[START]

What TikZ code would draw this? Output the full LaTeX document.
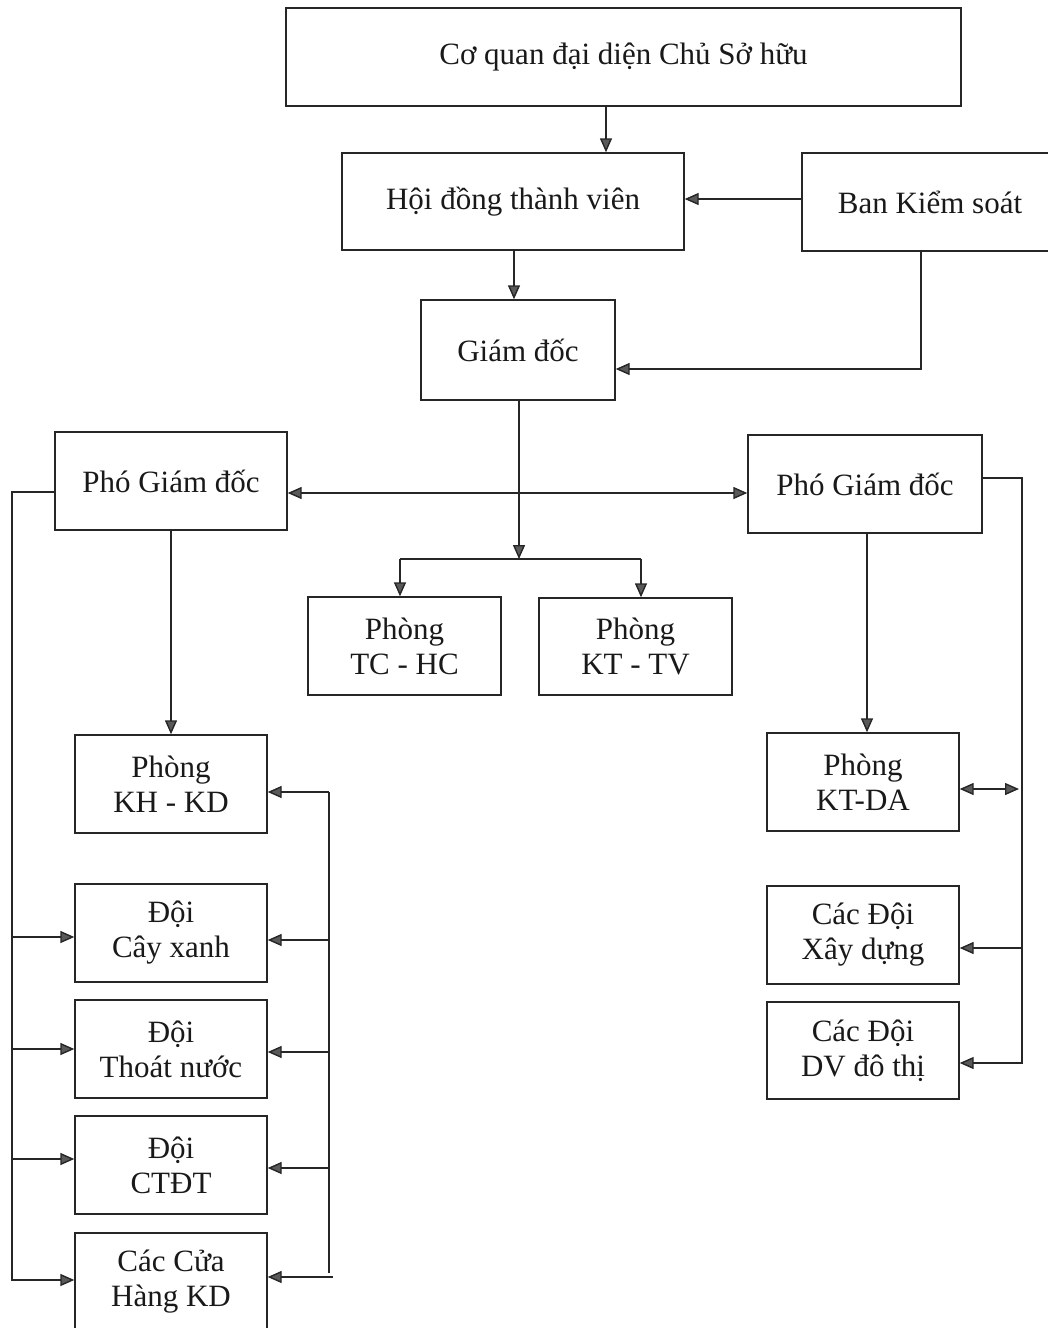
\documentclass[tikz,border=0pt]{standalone}
\usepackage{fontspec}
\setmainfont{Liberation Serif}
\usetikzlibrary{arrows.meta}
\tikzset{
  bx/.style={draw=black!85, line width=1.4pt, rectangle, align=center, inner sep=0pt,
             font=\fontsize{31}{35}\selectfont, text=black!90},
  tip/.style={},
  arr/.style={draw=black!85, line width=1.4pt, -{Triangle[length=14pt,width=12pt,fill=black!65]}},
  darr/.style={draw=black!85, line width=1.4pt, {Triangle[length=14pt,width=12pt,fill=black!65]}-{Triangle[length=14pt,width=12pt,fill=black!65]}},
  ln/.style={draw=black!85, line width=1.4pt},
}
\begin{document}
\begin{tikzpicture}[x=1pt,y=-1pt]
\useasboundingbox (0,0) rectangle (1048,1328);
\node[bx, minimum width=675pt, minimum height=98pt] (top) at (623.5,57) {Cơ quan đại diện Chủ Sở hữu};
\node[bx, minimum width=342pt, minimum height=97pt] (hdtv) at (513,201.5) {Hội đồng thành viên};
\node[bx, minimum width=256pt, minimum height=98pt] (bks) at (930,202) {Ban Kiểm soát};
\node[bx, minimum width=194pt, minimum height=100pt] (gd) at (518,350) {Giám đốc};
\node[bx, minimum width=232pt, minimum height=98pt] (pgdL) at (171,481) {Phó Giám đốc};
\node[bx, minimum width=234pt, minimum height=98pt] (pgdR) at (865,484) {Phó Giám đốc};
\node[bx, minimum width=193pt, minimum height=98pt] (tchc) at (404.5,646) {Phòng\\TC - HC};
\node[bx, minimum width=193pt, minimum height=97pt] (kttv) at (635.5,646.5) {Phòng\\KT - TV};
\node[bx, minimum width=192pt, minimum height=98pt] (khkd) at (171,784) {Phòng\\KH - KD};
\node[bx, minimum width=192pt, minimum height=98pt] (cayxanh) at (171,933) {Đội\\Cây xanh};
\node[bx, minimum width=192pt, minimum height=98pt] (thoatnuoc) at (171,1049) {Đội\\Thoát nước};
\node[bx, minimum width=192pt, minimum height=98pt] (ctdt) at (171,1165) {Đội\\CTĐT};
\node[bx, minimum width=192pt, minimum height=98pt] (cuahang) at (171,1282) {Các Cửa\\Hàng KD};
\node[bx, minimum width=192pt, minimum height=98pt] (ktda) at (863,782) {Phòng\\KT-DA};
\node[bx, minimum width=192pt, minimum height=98pt] (xaydung) at (863,935) {Các Đội\\Xây dựng};
\node[bx, minimum width=192pt, minimum height=97pt] (dvdothi) at (863,1050.5) {Các Đội\\DV đô thị};

% top part
\draw[arr] (606,0 |- top.south) -- (606,0 |- hdtv.north);
\draw[arr] (514,0 |- hdtv.south) -- (514,0 |- gd.north);
\draw[arr] (bks.west |- 0,199) -- (hdtv.east |- 0,199);
\draw[arr] (921,0 |- bks.south) -- (921,369) -- (gd.east |- 0,369);

% director branch
\draw[arr] (519,0 |- gd.south) -- (519,559);
\coordinate (jL) at (400,559);
\coordinate (jR) at (641,559);
\draw[ln] (jL) -- (jR);
\draw[arr] (jL) -- (jL |- tchc.north);
\draw[arr] (jR) -- (jR |- kttv.north);
\draw[darr] (pgdL.east |- 0,493) -- (pgdR.west |- 0,493);

% left deputy
\draw[arr] (pgdL.south) -- (khkd.north);
\coordinate (lb) at (12,492);
\draw[arr] (pgdL.west |- lb) -- (lb) -- (12,1280) -- (cuahang.west |- 0,1280);
\draw[arr] (12,937) -- (cayxanh.west |- 0,937);
\draw[arr] (12,1049) -- (thoatnuoc.west |- 0,1049);
\draw[arr] (12,1159) -- (ctdt.west |- 0,1159);

% right bus of left column
\draw[ln] (329,792) -- (329,1273);
\draw[arr] (329,792) -- (khkd.east |- 0,792);
\draw[arr] (329,940) -- (cayxanh.east |- 0,940);
\draw[arr] (329,1052) -- (thoatnuoc.east |- 0,1052);
\draw[arr] (329,1168) -- (ctdt.east |- 0,1168);
\draw[arr] (333,1277) -- (cuahang.east |- 0,1277);

% right deputy
\draw[arr] (867,0 |- pgdR.south) -- (867,0 |- ktda.north);
\draw[arr] (pgdR.east |- 0,478) -- (1022,478) -- (1022,1063) -- (dvdothi.east |- 0,1063);
\draw[arr] (1022,948) -- (xaydung.east |- 0,948);
\draw[darr] (ktda.east |- 0,789) -- (1019,789);
\end{tikzpicture}
\end{document}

[END]

• Given request: Make an exact copy of the data, leaving its pictures out.

• Written solution:
What TikZ code would draw this? Output the full LaTeX document.
\documentclass[tikz,border=0pt]{standalone}
\usepackage{fontspec}
\setmainfont{Liberation Serif}
\usetikzlibrary{arrows.meta}
\tikzset{
  bx/.style={draw=black!85, line width=1.4pt, rectangle, align=center, inner sep=0pt,
             font=\fontsize{31}{35}\selectfont, text=black!90},
  tip/.style={},
  arr/.style={draw=black!85, line width=1.4pt, -{Triangle[length=14pt,width=12pt,fill=black!65]}},
  darr/.style={draw=black!85, line width=1.4pt, {Triangle[length=14pt,width=12pt,fill=black!65]}-{Triangle[length=14pt,width=12pt,fill=black!65]}},
  ln/.style={draw=black!85, line width=1.4pt},
}
\begin{document}
\begin{tikzpicture}[x=1pt,y=-1pt]
\useasboundingbox (0,0) rectangle (1048,1328);
\node[bx, minimum width=675pt, minimum height=98pt] (top) at (623.5,57) {Cơ quan đại diện Chủ Sở hữu};
\node[bx, minimum width=342pt, minimum height=97pt] (hdtv) at (513,201.5) {Hội đồng thành viên};
\node[bx, minimum width=256pt, minimum height=98pt] (bks) at (930,202) {Ban Kiểm soát};
\node[bx, minimum width=194pt, minimum height=100pt] (gd) at (518,350) {Giám đốc};
\node[bx, minimum width=232pt, minimum height=98pt] (pgdL) at (171,481) {Phó Giám đốc};
\node[bx, minimum width=234pt, minimum height=98pt] (pgdR) at (865,484) {Phó Giám đốc};
\node[bx, minimum width=193pt, minimum height=98pt] (tchc) at (404.5,646) {Phòng\\TC - HC};
\node[bx, minimum width=193pt, minimum height=97pt] (kttv) at (635.5,646.5) {Phòng\\KT - TV};
\node[bx, minimum width=192pt, minimum height=98pt] (khkd) at (171,784) {Phòng\\KH - KD};
\node[bx, minimum width=192pt, minimum height=98pt] (cayxanh) at (171,933) {Đội\\Cây xanh};
\node[bx, minimum width=192pt, minimum height=98pt] (thoatnuoc) at (171,1049) {Đội\\Thoát nước};
\node[bx, minimum width=192pt, minimum height=98pt] (ctdt) at (171,1165) {Đội\\CTĐT};
\node[bx, minimum width=192pt, minimum height=98pt] (cuahang) at (171,1282) {Các Cửa\\Hàng KD};
\node[bx, minimum width=192pt, minimum height=98pt] (ktda) at (863,782) {Phòng\\KT-DA};
\node[bx, minimum width=192pt, minimum height=98pt] (xaydung) at (863,935) {Các Đội\\Xây dựng};
\node[bx, minimum width=192pt, minimum height=97pt] (dvdothi) at (863,1050.5) {Các Đội\\DV đô thị};

% top part
\draw[arr] (606,0 |- top.south) -- (606,0 |- hdtv.north);
\draw[arr] (514,0 |- hdtv.south) -- (514,0 |- gd.north);
\draw[arr] (bks.west |- 0,199) -- (hdtv.east |- 0,199);
\draw[arr] (921,0 |- bks.south) -- (921,369) -- (gd.east |- 0,369);

% director branch
\draw[arr] (519,0 |- gd.south) -- (519,559);
\coordinate (jL) at (400,559);
\coordinate (jR) at (641,559);
\draw[ln] (jL) -- (jR);
\draw[arr] (jL) -- (jL |- tchc.north);
\draw[arr] (jR) -- (jR |- kttv.north);
\draw[darr] (pgdL.east |- 0,493) -- (pgdR.west |- 0,493);

% left deputy
\draw[arr] (pgdL.south) -- (khkd.north);
\coordinate (lb) at (12,492);
\draw[arr] (pgdL.west |- lb) -- (lb) -- (12,1280) -- (cuahang.west |- 0,1280);
\draw[arr] (12,937) -- (cayxanh.west |- 0,937);
\draw[arr] (12,1049) -- (thoatnuoc.west |- 0,1049);
\draw[arr] (12,1159) -- (ctdt.west |- 0,1159);

% right bus of left column
\draw[ln] (329,792) -- (329,1273);
\draw[arr] (329,792) -- (khkd.east |- 0,792);
\draw[arr] (329,940) -- (cayxanh.east |- 0,940);
\draw[arr] (329,1052) -- (thoatnuoc.east |- 0,1052);
\draw[arr] (329,1168) -- (ctdt.east |- 0,1168);
\draw[arr] (333,1277) -- (cuahang.east |- 0,1277);

% right deputy
\draw[arr] (867,0 |- pgdR.south) -- (867,0 |- ktda.north);
\draw[arr] (pgdR.east |- 0,478) -- (1022,478) -- (1022,1063) -- (dvdothi.east |- 0,1063);
\draw[arr] (1022,948) -- (xaydung.east |- 0,948);
\draw[darr] (ktda.east |- 0,789) -- (1019,789);
\end{tikzpicture}
\end{document}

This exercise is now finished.